In one other experiment, subjects' intuitive responses on the CRT correlated with belief in God even while controlling for personality and IQ. So whether or not intelligence affects religiosity, cognitive style is an independent factor.

Another set of studies, published recently in Science, demonstrates more rigorously the causal relationship between cognitive style and belief in God. In the first experiment, Will Gervais and Ara Norenzayan of the University of British Columbia had Canadian undergrads take the CRT and three measures of religiosity. Analytical thinking (number of correct CRT answers) was correlated with low scores on all three religiosity measures. In the second experiment they manipulated analytical thinking by showing some subjects a picture of Rodin's sculpture The Thinker for 30 seconds, and showed other subjects Discobolus, that iconic sculpture of the Greek dude throwing a discus. Thinker-people then gave a lower rating of their belief in God than Disco-people (41 versus 62, on a 100-point scale).

The third experiment used a more subtle manipulation of analytical thinking so that subjects wouldn't feel like the researchers wanted them to answer a certain way. (Most of us seek to please our experimental overlords.) The subjects performed a sentence unscrambling task, and for half the subjects some of the sentences included words like analyze and ponder. Compared with control subjects, these subjects then gave lower ratings of their belief in God, the devil, and angels. The fourth experiment repeated that basic finding but with a wider online sample of subjects. Finally, the fifth experiment used an even more subtle manipulation. It's known that reading text in a difficult font puts people in a more analytical mindset, because it makes their thinking more slow and deliberate. Here, subjects gave lower ratings of their belief in supernatural agents (God, the devil, angels) when the questionnaire was printed in a difficult-to-read font.
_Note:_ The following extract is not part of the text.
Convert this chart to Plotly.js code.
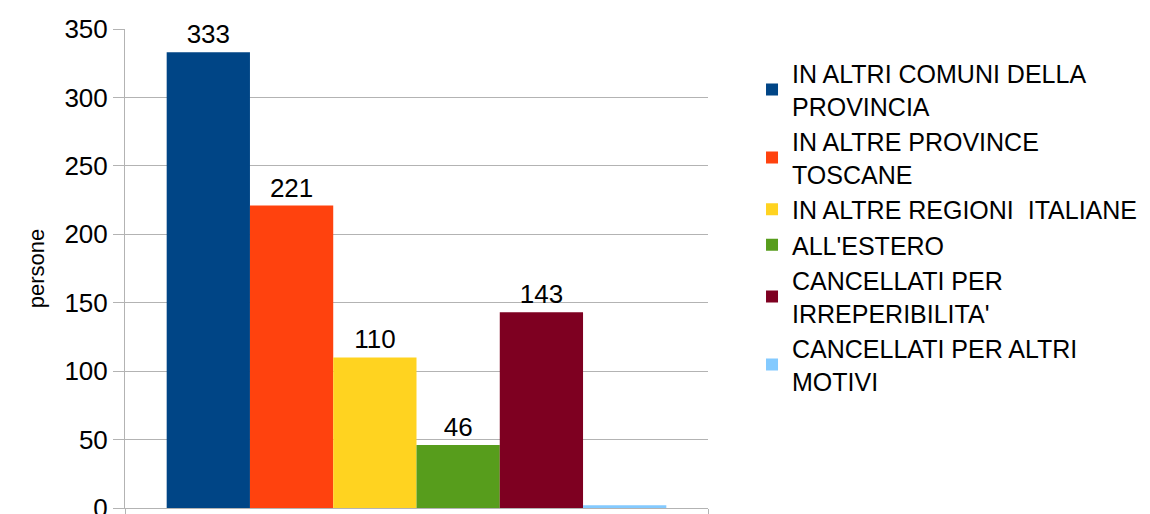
<!DOCTYPE html>
<html>
<head>
<meta charset="utf-8">
<script src="https://cdn.plot.ly/plotly-3.0.1.min.js"></script>
<style>html,body{margin:0;padding:0;background:#fff;}#chart{width:1150px;height:514px;}</style>
</head>
<body>
<div id="chart"></div>
<script>
const seriesNames = [
  "IN ALTRI COMUNI DELLA<br>PROVINCIA",
  "IN ALTRE PROVINCE<br>TOSCANE",
  "IN ALTRE REGIONI  ITALIANE",
  "ALL'ESTERO",
  "CANCELLATI PER<br>IRREPERIBILITA'",
  "CANCELLATI PER ALTRI<br>MOTIVI"
];
const seriesValues = [333, 221, 110, 46, 143, 2];
const showValueLabel = [true, true, true, true, true, false];
const seriesColors = ["#004586", "#ff420e", "#ffd320", "#579d1c", "#7e0021", "#83caff"];
const category = ["persone"];
const yTicks = [0, 50, 100, 150, 200, 250, 300, 350];

const traces = seriesNames.map((name, i) => ({
  type: "bar",
  name: name,
  x: category,
  y: [seriesValues[i]],
  marker: {color: seriesColors[i], line: {width: 0}},
  text: showValueLabel[i] ? [String(seriesValues[i])] : [""],
  textposition: "outside",
  textfont: {family: "Liberation Sans, Arial, sans-serif", size: 26, color: "#000"},
  cliponaxis: false,
  hoverinfo: "none"
}));

const layout = {
  width: 1150, height: 514,
  margin: {l: 125, r: 442, t: 29, b: 6},
  paper_bgcolor: "#fff", plot_bgcolor: "#fff",
  font: {family: "Liberation Sans, Arial, sans-serif", color: "#000"},
  barmode: "group",
  bargap: 0.143,
  bargroupgap: 0,
  showlegend: true,
  legend: {
    x: 1.0755, y: 0.955, xanchor: "left", yanchor: "top",
    font: {size: 25, color: "#000"},
    traceorder: "normal",
    itemclick: false
  },
  xaxis: {
    type: "category",
    tickson: "boundaries",
    showticklabels: false,
    ticks: "outside", ticklen: 6, tickcolor: "#b3b3b3",
    showgrid: true, gridcolor: "#b3b3b3",
    showline: true, linecolor: "#b3b3b3", linewidth: 1,
    zeroline: false,
    fixedrange: true
  },
  yaxis: {
    range: [0, 350],
    tickvals: yTicks,
    ticks: "outside", ticklen: 11, tickcolor: "#b3b3b3",
    tickfont: {size: 26, color: "#000"},
    ticklabeloverflow: "allow",
    showgrid: true, gridcolor: "#b3b3b3",
    showline: true, linecolor: "#b3b3b3",
    zeroline: false,
    title: {text: "persone", font: {size: 22, color: "#000"}, standoff: 13},
    fixedrange: true
  }
};

Plotly.newPlot("chart", traces, layout, {displayModeBar: false, staticPlot: true});
</script>
</body>
</html>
Yet another recent paper found that better scores on the CRT are correlated not only with lower religious belief but also with lower belief in other paranormal phenomena--mind reading, witchcraft, omens, spirits, astrology. This finding, published in Cognition by Gordon Pennycook and colleagues at the University of Waterloo, echoes previous research linking an intuitive thinking style with various magical beliefs. See, for instance, here, here, and here. And they showed that paranormal beliefs were only weakly related to cognitive ability, consistent with previous research.

As I argue in my book on magical thinking, supernatural beliefs are intuitive, a default. Skeptics like me have to deliberately think our way out of our instincts. These studies pile more evidence onto the case. It is those people with a greater tendency to think reflectively who deny the existence of God and other magical phenomena. Everyone else (and presumably the reflective thinkers, too, before they reflect) just accepts that the universe has a mind of its own. Maybe we can't prove this view to be wrong, but can prove this: Those who hold it are wrong on many other things, including the price of a baseball.

THE COGNITIVE REFLECTION TEST
•A bat and a ball cost $1.10 in total. The bat costs $1.00 more than the ball. How much does the ball cost?
•If it takes five machines five minutes to make five widgets, how long does it take 100 machines to make 100 widgets?
•In a lake, there is a patch of lily pads. Every day, the patch doubles in size. If it takes 48 days for the patch to cover the entire lake, how long would ittake for the patch to cover half of the lake?
•Answers: Five cents, five minutes, and forty-seven days.